Wamda M. Garo ’24 opted for Ridgely housing to avoid Lowell’s “extremely small” singles.
“The main thing I really wanted was a kitchen and having a really big common space also really helps,” Garo said.
Still, students relegated to overflow housing said their arrangement brings some disadvantages, citing a physical and figurative disconnect from house life.
Garo said she misses being able to walk through the Lowell courtyard as she exits her room.
“Lowell has a really beautiful courtyard, and I think every time you walk out, you appreciate it and appreciate the house,” Garo said. “It's definitely a difference — living across the street, having to make an effort to go to your courtyard, rather than just walking into it and seeing your friends every single time you walk out your door.”
Johnson’s dorm in the Prescotts is located half a mile from his assigned house — Kirkland. He must travel to another upperclassman house to eat in a dining hall.

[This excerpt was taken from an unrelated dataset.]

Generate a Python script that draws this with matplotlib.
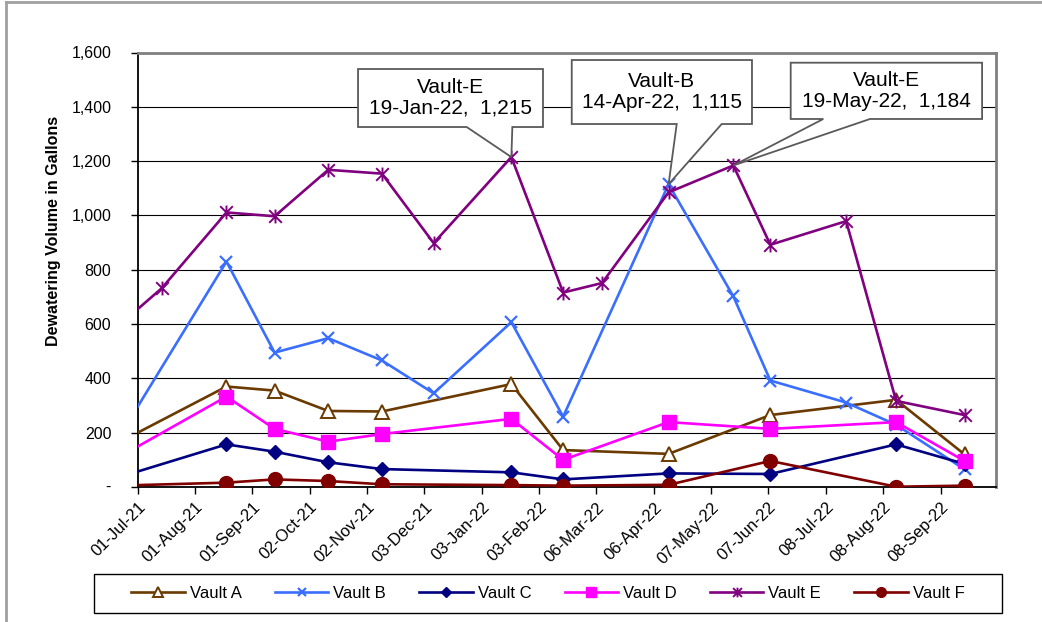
import matplotlib
matplotlib.use('Agg')
import matplotlib.pyplot as plt
import matplotlib.dates as mdates
from matplotlib.path import Path
from matplotlib.patches import Polygon, Rectangle
from matplotlib.lines import Line2D
from matplotlib.ticker import FuncFormatter
import datetime as dt

plt.rcParams['font.family'] = ['Liberation Sans', 'DejaVu Sans']

# ---------------- data ----------------
x_tick_labels = ['01-Jul-21', '01-Aug-21', '01-Sep-21', '02-Oct-21', '02-Nov-21',
                 '03-Dec-21', '03-Jan-22', '03-Feb-22', '06-Mar-22', '06-Apr-22',
                 '07-May-22', '07-Jun-22', '08-Jul-22', '08-Aug-22', '08-Sep-22']
x_start = '01-Jul-21'
x_end = '08-Oct-22'
y_ticks = [0, 200, 400, 600, 800, 1000, 1200, 1400, 1600]

common_dates = ['01-Jul-21', '18-Aug-21', '13-Sep-21', '12-Oct-21', '10-Nov-21',
                '19-Jan-22', '16-Feb-22', '14-Apr-22', '08-Jun-22', '15-Aug-22', '21-Sep-22']
vault_a = [200, 370, 355, 280, 278, 379, 136, 122, 265, 321, 120]
vault_c = [57, 157, 130, 91, 66, 54, 28, 50, 48, 157, 85]
vault_d = [149, 333, 214, 167, 195, 251, 100, 239, 214, 239, 96]
vault_f = [7, 16, 28, 22, 10, 7, 5, 8, 96, 1, 5]

vault_b_dates = ['01-Jul-21', '18-Aug-21', '13-Sep-21', '12-Oct-21', '10-Nov-21',
                 '08-Dec-21', '19-Jan-22', '16-Feb-22', '14-Apr-22', '19-May-22',
                 '08-Jun-22', '19-Jul-22', '15-Aug-22', '21-Sep-22']
vault_b = [296, 830, 495, 548, 466, 345, 607, 259, 1115, 702, 392, 311, 229, 65]

vault_e_dates = ['01-Jul-21', '14-Jul-21', '18-Aug-21', '13-Sep-21', '12-Oct-21',
                 '10-Nov-21', '08-Dec-21', '19-Jan-22', '16-Feb-22', '09-Mar-22',
                 '14-Apr-22', '19-May-22', '08-Jun-22', '19-Jul-22', '15-Aug-22', '21-Sep-22']
vault_e = [655, 732, 1011, 997, 1168, 1154, 898, 1215, 716, 751, 1085, 1184, 892, 979, 317, 265]

callouts = [
    ('Vault-E', '19-Jan-22', 1215),
    ('Vault-B', '14-Apr-22', 1115),
    ('Vault-E', '19-May-22', 1184),
]


def d(s):
    return dt.datetime.strptime(s, '%d-%b-%y')


# ---------------- figure ----------------
fig = plt.figure(figsize=(10.42, 6.22), dpi=100)
ax = fig.add_axes([137.7 / 1042, 1 - 487 / 622, 858.3 / 1042, 434.5 / 622])

star_path = Path([(-1, -1), (1, 1), (-1, 1), (1, -1), (0, -1.1), (0, 1.1)],
                 [Path.MOVETO, Path.LINETO] * 3)

series = [
    ('Vault A', common_dates, vault_a, dict(color='#6B3A00', marker='^', ms=10, mfc='white', mew=1.4)),
    ('Vault B', vault_b_dates, vault_b, dict(color='#3A6EFF', marker='x', ms=9, mew=1.6)),
    ('Vault C', common_dates, vault_c, dict(color='#000080', marker='D', ms=7, mew=1)),
    ('Vault D', common_dates, vault_d, dict(color='#FF00FF', marker='s', ms=10, mew=1)),
    ('Vault E', vault_e_dates, vault_e, dict(color='#800080', marker=star_path, ms=10, mfc='none', mew=1.4)),
    ('Vault F', common_dates, vault_f, dict(color='#800000', marker='o', ms=10, mew=1)),
]

handles = []
for i, (name, dates, vals, st) in enumerate(series):
    xs = [d(s) for s in dates]
    ln, = ax.plot(xs, vals, lw=1.9, markevery=list(range(1, len(vals))),
                  label=name, zorder=3 + i, clip_on=True, **st)
    handles.append(ln)

ax.set_xlim(d(x_start), d(x_end))
ax.set_ylim(0, 1600)

ax.set_xticks([mdates.date2num(d(s)) for s in x_tick_labels])
ax.set_xticklabels(x_tick_labels, rotation=45, ha='right', va='top',
                   rotation_mode='anchor', fontsize=12)
ax.set_yticks(y_ticks)
ax.yaxis.set_major_formatter(FuncFormatter(lambda v, p: '' if v == 0 else f'{v:,.0f}'))
ax.tick_params(axis='y', labelsize=11.5, length=5, width=1, direction='out', pad=14)
ax.tick_params(axis='x', length=5, width=1, direction='out', pad=4)
# zero shown as "-" (accounting format), slightly indented
ax.text(-0.035, 0, '-', transform=ax.get_yaxis_transform(), ha='center', va='center',
        fontsize=11.5)

ax.yaxis.grid(True, color='black', lw=0.8)
ax.set_axisbelow(True)
for s in ['left', 'bottom']:
    ax.spines[s].set_color('black')
    ax.spines[s].set_linewidth(1.3)
for s in ['top', 'right']:
    ax.spines[s].set_color('#808080')
    ax.spines[s].set_linewidth(2)

ax.set_ylabel('Dewatering Volume in Gallons', fontsize=11.5, fontweight='bold')
ax.yaxis.set_label_coords(-0.0894, 0.59)

# ---------------- callouts ----------------
fig.canvas.draw()
box_geom = [
    (0.2567, 0.4722, 0.8285, 0.962, 0.3833, 0.4365),
    (0.5057, 0.7157, 0.8354, 0.9827, 0.628, 0.6804),
    (0.7608, 0.9838, 0.847, 0.9765, 0.7988, 0.8532),
]
for (title, date_s, val), (x0, x1, y0, y1, bx0, bx1) in zip(callouts, box_geom):
    tip = ax.transAxes.inverted().transform(
        ax.transData.transform((mdates.date2num(d(date_s)), val)))
    verts = [(x0, y1), (x1, y1), (x1, y0), (bx1, y0), tuple(tip), (bx0, y0), (x0, y0)]
    poly = Polygon(verts, closed=True, transform=ax.transAxes, fc='white',
                   ec='#5a5a5a', lw=1.3, zorder=20, clip_on=False)
    ax.add_patch(poly)
    ax.text((x0 + x1) / 2, (y0 + y1) / 2, f'{title}\n{date_s},  {val:,}',
            transform=ax.transAxes, ha='center', va='center', fontsize=15,
            linespacing=1.1, zorder=21)

# ---------------- legend ----------------
fig.add_artist(Rectangle((94 / 1042, 1 - 613 / 622), 908 / 1042, 39 / 622,
                         transform=fig.transFigure, fill=False, ec='black', lw=1))
fig.legend(handles, [h.get_label() for h in handles], loc='center',
           bbox_to_anchor=(548 / 1042, 1 - 593.5 / 622), ncol=6, frameon=False,
           fontsize=12, handlelength=3.2, handletextpad=0.3, columnspacing=2.0,
           markerscale=0.7)

# outer border
fig.add_artist(Line2D([6 / 1042, 6 / 1042], [0, 1 - 1.5 / 622], color='#a0a0a0', lw=2,
                      transform=fig.transFigure))
fig.add_artist(Line2D([6 / 1042, 1], [1 - 1.5 / 622, 1 - 1.5 / 622], color='#a0a0a0', lw=2,
                      transform=fig.transFigure))

fig.savefig('out.png', dpi=100)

“A major con though is obviously the walk back to Kirkland,” Johnson said. “So we’re far away from the housing community for things like food and social interaction.”
Houses located in the Radcliffe Quadrangle — once known for its spacious singles — are lodging additional students in Cronkhite Center, a former graduate student dormitory located next to the Admissions Office. Students living in Cronkhite must travel to the Quad or another upperclassman house for dining.
Still, Johnson said he considers living in overflow housing in the Prescotts to be a nice change.
“The big thing for me is as long as I am living with people I vibe with, I’m gonna have a great time,” Johnson said.